Timeline Thinking Across Decades
Books Teaching This Pattern
Evidence

This Vast Enterprise
Craig Fehrman · 3 highlights
"While Jefferson had been wrong on the specifics—so far, at least—he was right on the approach. Under the law of nations, colonizing was a gradual process. A successful claim to a region’s preemption rights might start with a nation sending out scientific explorers, to be followed by privately funded fur traders, a few trading posts, and eventually permanent settlements, ideally on rivers so the claim would include the full watershed. By 1802, British ships, Spanish ships, American ships, even Russian ships were trading along the coast of the Pacific Northwest. They were probing the rivers that snaked into its interior, with the Columbia as the most promising. Jefferson knew what would happen next. So far, he told a senator, “no European nation claimed either the soil or jurisdiction.” But soon someone would try to advance the colonizing process: discovery, then occupation; commerce, then empire; furs, then farms."

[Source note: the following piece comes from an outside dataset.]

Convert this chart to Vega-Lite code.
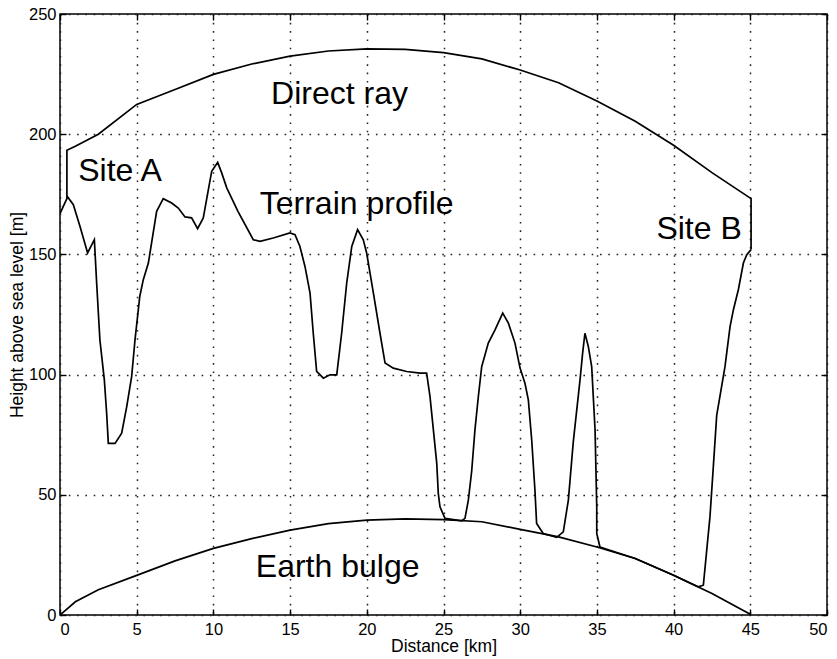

"During his visit, they handed Coboway a document. The captains had scaled back their diplomacy on the Columbia—because of their discomfort, but also because they believed this region occupied a different place on Jefferson’s timeline, a place further in the future. The document showed they were still thinking about that future. It listed the members of the Corps, including Sacajawea and York, and it explained their route “by way of the Missouri and Columbia Rivers.” On the back, the captains added a map. They hoped Coboway would give it to “some civilized person.” Lewis and Clark gave copies to other Native leaders. They pasted a copy on the wall of their room at Fort Clatsop. All winter, they’d heard rumors about other traders and posts. That was not what they wanted for the Corps of Discovery—the point was for people to know. Even if disaster struck on the way home, one day this document would buttress America’s preemption claims to the Pacific Northwest. It was a step toward publication. It was also a step toward colonization, if you could even separate the two."
"Turning these ideas into policy kept Washington and his cabinet busy, especially his new secretary of state. Jefferson was a paradoxical politician, a practical visionary. He saw the world in timelines and tools, and he was constantly refining his use of both. Still, his goal remained the same. Jefferson wanted to expand. He wanted even more land, even if it was far in the future. This land, he believed, would support independent farmers and American ideals—an agrarian republic, an agrarian empire."